Interesting tidbit…baby spinach is a term used to describe spinach that is harvested early in the plant’s growth cycle, usually between 15 and 35 days after planting. Mature spinach is harvested at 40 to 65 days post-planting. Baby spinach has smaller leaves and tends to have a sweeter taste than its mature counterpart. (And in my mind, sweeter always equals better!)
You might notice the recipe calls for you to use a 10 inch skillet. I actually have a couple of sweet little 6 inch cast iron skillets I like to use instead. They’re the perfect size for creating personalized frittatas to please the pickiest of palates. Sometimes I’ll even set up a “toppings bar” and let my family get creative!
Frittatas really are simple to prepare and a great one-pan option if you’re in a crunch for time. Prep time is minimal and you can whip them up in under 30 minutes! They can also be reheated for a quick meal. I like to make several at a time and eat them throughout the week. Breakfast, snack, even dinner…frittatas are a great option any time!
- 8 eggs
- 4 slices bacon, cooked and chopped *(I used Nature’s Rancher Uncured No Sugar Bacon - Whole30 approved)

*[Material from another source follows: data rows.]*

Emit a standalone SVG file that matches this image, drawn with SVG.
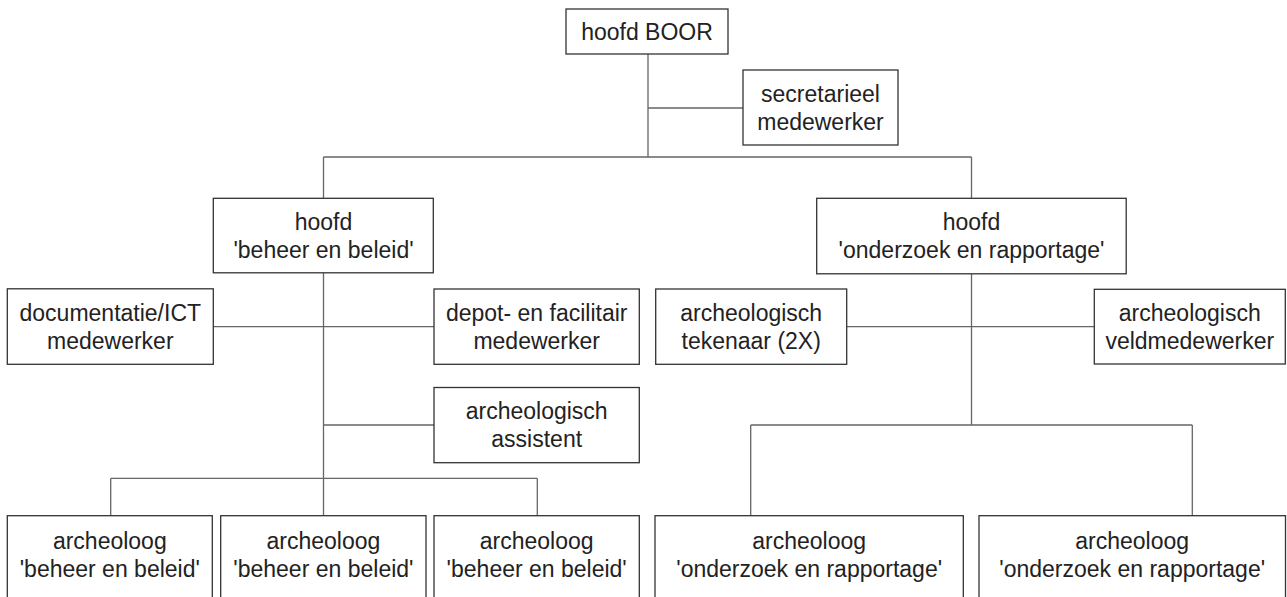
<svg xmlns="http://www.w3.org/2000/svg" width="1287" height="597" viewBox="0 0 1287 597">
<style>
.box{fill:#fff;stroke:#333;stroke-width:1.3}
.ln{stroke:#666;stroke-width:1.3;fill:none}
text{font-family:"Liberation Sans",Arial,sans-serif;font-size:23px;fill:#222;text-anchor:middle}
</style>
<rect width="1287" height="597" fill="#fff"/>
<g id="connectors">
<path class="ln" d="M648,54V157M648,108H743M323.5,157H971.5M323.5,157V198M971.5,157V198"/>
<path class="ln" d="M323.5,273V516M213,326.7H434M323.5,425H434M110.7,478.3H537.3M110.7,478.3V516M537.3,478.3V516"/>
<path class="ln" d="M971.5,274V425M846.7,326.7H1094.3M750.7,425H1192.3M750.7,425V516M1192.3,425V516"/>
</g>
<g id="hoofd-boor"><rect class="box" x="566" y="9" width="162" height="45"/><text x="647" y="39.5">hoofd BOOR</text></g>
<g id="secretarieel"><rect class="box" x="743" y="70" width="155" height="75"/><text x="820.5" y="101.7">secretarieel</text><text x="820.5" y="129.8">medewerker</text></g>
<g id="hoofd-beheer"><rect class="box" x="213.3" y="198.3" width="220" height="74.5"/><text x="323.5" y="229.5">hoofd</text><text x="323.5" y="257.7">'beheer en beleid'</text></g>
<g id="hoofd-onderzoek"><rect class="box" x="816.7" y="198.3" width="309.5" height="75.5"/><text x="971.5" y="230">hoofd</text><text x="971.5" y="258.2">'onderzoek en rapportage'</text></g>
<g id="documentatie"><rect class="box" x="7.3" y="288.8" width="206" height="75.5"/><text x="110.3" y="320.7">documentatie/ICT</text><text x="110.3" y="348.8">medewerker</text></g>
<g id="depot"><rect class="box" x="434" y="289" width="205.3" height="75.3"/><text x="536.7" y="320.7">depot- en facilitair</text><text x="536.7" y="348.8">medewerker</text></g>
<g id="assistent"><rect class="box" x="434" y="387.5" width="205.3" height="75.2"/><text x="536.7" y="419">archeologisch</text><text x="536.7" y="447.2">assistent</text></g>
<g id="tekenaar"><rect class="box" x="655.7" y="289" width="191" height="75.3"/><text x="751.2" y="320.7">archeologisch</text><text x="751.2" y="348.8">tekenaar (2X)</text></g>
<g id="veldmedewerker"><rect class="box" x="1094.3" y="289.3" width="191" height="74.7"/><text x="1189.8" y="320.7">archeologisch</text><text x="1189.8" y="348.8">veldmedewerker</text></g>
<g id="archeoloog-bb-1"><rect class="box" x="7.3" y="515.7" width="205" height="100"/><text x="109.8" y="549">archeoloog</text><text x="109.8" y="577">'beheer en beleid'</text></g>
<g id="archeoloog-bb-2"><rect class="box" x="220.7" y="515.7" width="205.3" height="100"/><text x="323.4" y="549">archeoloog</text><text x="323.4" y="577">'beheer en beleid'</text></g>
<g id="archeoloog-bb-3"><rect class="box" x="434" y="515.7" width="205.3" height="100"/><text x="536.7" y="549">archeoloog</text><text x="536.7" y="577">'beheer en beleid'</text></g>
<g id="archeoloog-or-1"><rect class="box" x="655" y="515.7" width="308.3" height="100"/><text x="809.2" y="549">archeoloog</text><text x="809.2" y="577">'onderzoek en rapportage'</text></g>
<g id="archeoloog-or-2"><rect class="box" x="979" y="515.7" width="306.5" height="100"/><text x="1132.2" y="549">archeoloog</text><text x="1132.2" y="577">'onderzoek en rapportage'</text></g>
</svg>
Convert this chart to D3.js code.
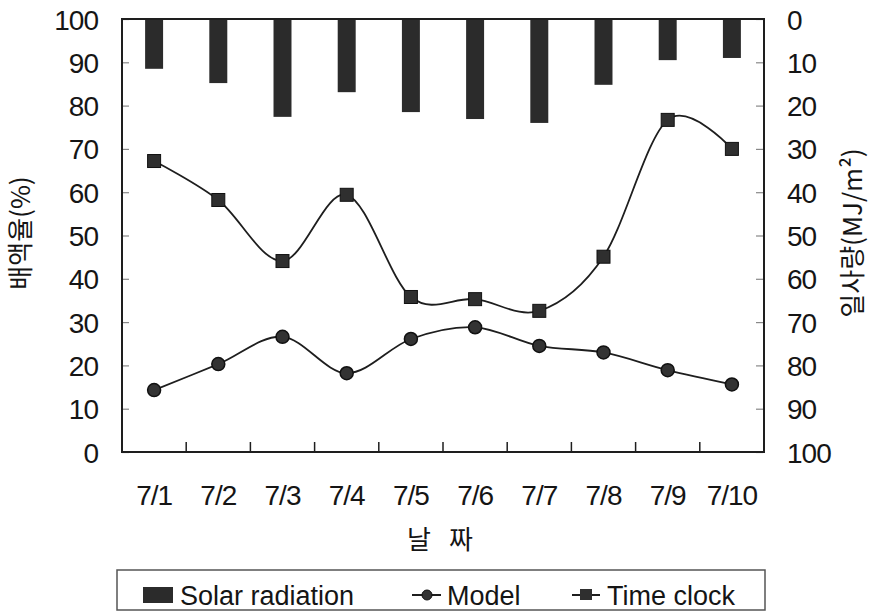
<!DOCTYPE html>
<html>
<head>
<meta charset="utf-8">
<script src="https://cdn.jsdelivr.net/npm/d3@7"></script>
<style>
  body { margin: 0; background: #fff; }
  text { font-family: "Liberation Sans", Arial, sans-serif; fill: #151515; }
  .kr { font-family: "Noto Sans CJK KR", "Liberation Sans", sans-serif; }
</style>
</head>
<body>
<svg id="chart" width="871" height="613"></svg>
<script>
// Daily drainage rate (%) for two irrigation controls, with daily solar radiation (MJ/m²)
const dates = ["7/1", "7/2", "7/3", "7/4", "7/5", "7/6", "7/7", "7/8", "7/9", "7/10"];
const solarRadiation = [11.5, 14.8, 22.6, 16.9, 21.5, 23.1, 24.0, 15.2, 9.5, 9.0];
const modelRate = [14.3, 20.3, 26.6, 18.2, 26.1, 28.8, 24.5, 23.0, 18.9, 15.6];
const timeClockRate = [67.2, 58.2, 44.1, 59.4, 35.8, 35.3, 32.6, 45.1, 76.7, 70.0];
const leftTicks = [0, 10, 20, 30, 40, 50, 60, 70, 80, 90, 100];
const rightTicks = [0, 10, 20, 30, 40, 50, 60, 70, 80, 90, 100];
const legendLabels = ["Solar radiation", "Model", "Time clock"];

const svg = d3.select("#chart");
const plot = { left: 122, right: 764, top: 19, bottom: 452 };
const ink = "#1e1e1e";

const x = d3.scaleBand()
  .domain(dates)
  .range([plot.left, plot.right])
  .paddingInner(0.72)
  .paddingOuter(0.36);
const cx = d => x(d) + x.bandwidth() / 2;

const yLeft = d3.scaleLinear().domain([0, 100]).range([plot.bottom, plot.top]);
const yRight = d3.scaleLinear().domain([0, 100]).range([plot.top, plot.bottom]);

// Solar radiation bars hang from the top (reversed right axis)
svg.append("g").selectAll("rect")
  .data(dates)
  .join("rect")
  .attr("x", d => x(d))
  .attr("width", x.bandwidth())
  .attr("y", yRight(0))
  .attr("height", (d, i) => yRight(solarRadiation[i]) - yRight(0))
  .attr("fill", "#2b2b2b");

// Left axis
const gLeft = svg.append("g")
  .attr("transform", `translate(${plot.left},0)`)
  .call(d3.axisLeft(yLeft).tickValues(leftTicks).tickSizeInner(-7).tickSizeOuter(0).tickPadding(24));
gLeft.select(".domain").remove();
gLeft.selectAll("line").attr("stroke", "#888").attr("stroke-width", 1.2);
gLeft.selectAll("text").attr("font-size", 28).attr("letter-spacing", -1)
  .attr("dy", "0.36em").attr("fill", "#151515");

// Right axis
const gRight = svg.append("g")
  .attr("transform", `translate(${plot.right},0)`)
  .call(d3.axisRight(yRight).tickValues(rightTicks).tickSizeInner(-8).tickSizeOuter(0).tickPadding(23));
gRight.select(".domain").remove();
gRight.selectAll("line").attr("stroke", "#888").attr("stroke-width", 1.2);
gRight.selectAll("text").attr("font-size", 28).attr("letter-spacing", -1)
  .attr("dy", "0.36em").attr("fill", "#151515");

// Category boundary ticks along the bottom
const boundaries = dates.slice(1).map(d => x(d) - x.step() * x.paddingInner() / 2);
svg.append("g").selectAll("line")
  .data(boundaries)
  .join("line")
  .attr("x1", d => d).attr("x2", d => d)
  .attr("y1", plot.bottom).attr("y2", plot.bottom - 10)
  .attr("stroke", ink).attr("stroke-width", 1.5);

// Date labels
svg.append("g").selectAll("text")
  .data(dates)
  .join("text")
  .attr("x", d => cx(d))
  .attr("y", 505)
  .attr("text-anchor", "middle")
  .attr("font-size", 28)
  .attr("letter-spacing", -1)
  .text(d => d);

// Plot frame
svg.append("rect")
  .attr("x", plot.left).attr("y", plot.top)
  .attr("width", plot.right - plot.left).attr("height", plot.bottom - plot.top)
  .attr("fill", "none").attr("stroke", ink).attr("stroke-width", 2);

// Smoothed series lines
const line = values => d3.line()
  .x((v, i) => cx(dates[i]))
  .y(v => yLeft(v))
  .curve(d3.curveCatmullRom.alpha(0))(values);

svg.append("path").attr("d", line(timeClockRate))
  .attr("fill", "none").attr("stroke", ink).attr("stroke-width", 1.8);
svg.append("path").attr("d", line(modelRate))
  .attr("fill", "none").attr("stroke", ink).attr("stroke-width", 1.8);

// Markers
const sq = 13;
svg.append("g").selectAll("rect")
  .data(timeClockRate)
  .join("rect")
  .attr("x", (v, i) => cx(dates[i]) - sq / 2)
  .attr("y", v => yLeft(v) - sq / 2)
  .attr("width", sq).attr("height", sq)
  .attr("fill", "#2f2f2f").attr("stroke", "#111").attr("stroke-width", 1);

svg.append("g").selectAll("circle")
  .data(modelRate)
  .join("circle")
  .attr("cx", (v, i) => cx(dates[i]))
  .attr("cy", v => yLeft(v))
  .attr("r", 6.5)
  .attr("fill", "#333").attr("stroke", "#111").attr("stroke-width", 1.5);

// Axis titles
svg.append("text").attr("class", "kr")
  .attr("transform", "translate(30,233) rotate(-90)")
  .attr("text-anchor", "middle")
  .attr("font-size", 26)
  .text("배액율(%)");

svg.append("text").attr("class", "kr")
  .attr("transform", "translate(862,233) rotate(-90)")
  .attr("text-anchor", "middle")
  .attr("font-size", 26)
  .text("일사량(MJ/m²)");

svg.append("text").attr("class", "kr")
  .attr("x", 407).attr("y", 549)
  .attr("font-size", 26)
  .attr("letter-spacing", 18)
  .text("날짜");

// Legend
const lg = svg.append("g");
lg.append("rect")
  .attr("x", 117).attr("y", 570).attr("width", 648).attr("height", 40)
  .attr("fill", "none").attr("stroke", "#555").attr("stroke-width", 1.5);

lg.append("rect").attr("x", 143).attr("y", 587).attr("width", 30).attr("height", 16).attr("fill", "#2b2b2b");
lg.append("text").attr("x", 180).attr("y", 605).attr("font-size", 27).text(legendLabels[0]);

lg.append("line").attr("x1", 412).attr("x2", 441).attr("y1", 595).attr("y2", 595).attr("stroke", ink).attr("stroke-width", 2);
lg.append("circle").attr("cx", 427).attr("cy", 595).attr("r", 5).attr("fill", "#333").attr("stroke", "#111");
lg.append("text").attr("x", 447).attr("y", 605).attr("font-size", 27).text(legendLabels[1]);

lg.append("line").attr("x1", 572).attr("x2", 600).attr("y1", 595).attr("y2", 595).attr("stroke", ink).attr("stroke-width", 2);
lg.append("rect").attr("x", 580).attr("y", 589).attr("width", 12).attr("height", 11).attr("fill", "#2f2f2f");
lg.append("text").attr("x", 607).attr("y", 605).attr("font-size", 27).text(legendLabels[2]);
</script>
</body>
</html>
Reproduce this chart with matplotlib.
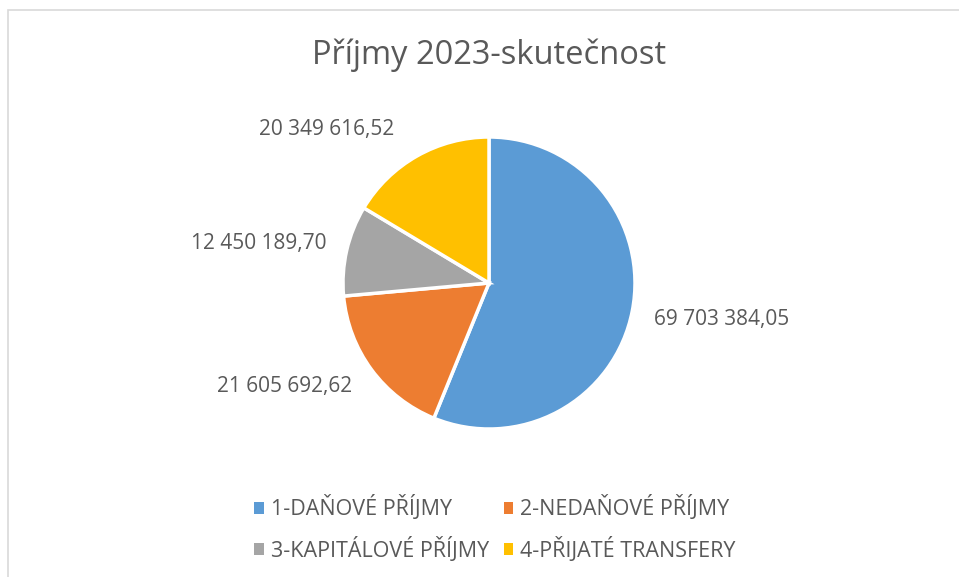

- 3-4 cups spinach (or other greens of your choice)
- 1 large tomato, sliced and seeded *(I substituted 2 cups NatureSweet® Constellation™ tomatoes, halved)
- 1 tbsp. almond milk *(I used New Barn Unsweetened Almond Milk – Whole30 approved)
- 1/2 tsp. salt
- 1/4 tsp. pepper
- 2 tbsp. chopped fresh basil
- 1 tbsp. extra virgin olive oil
- Preheat oven to 400 degrees F. In a medium bowl, whisk together the eggs, milk, basil, salt and pepper. Set aside.
- • Heat olive oil in a 10-inch nonstick skillet over medium heat. Add greens and cook 3-4 minutes until wilted. Add in bacon and stir.
- • Add egg mixture to the pan and place tomatoes on top. Using a spatula, occasionally lift the edges to allow uncooked egg to run under. When the frittata has set, transfer to the oven and cook for 12-15 minutes or until egg is cooked through. Cut into wedges and serve warm.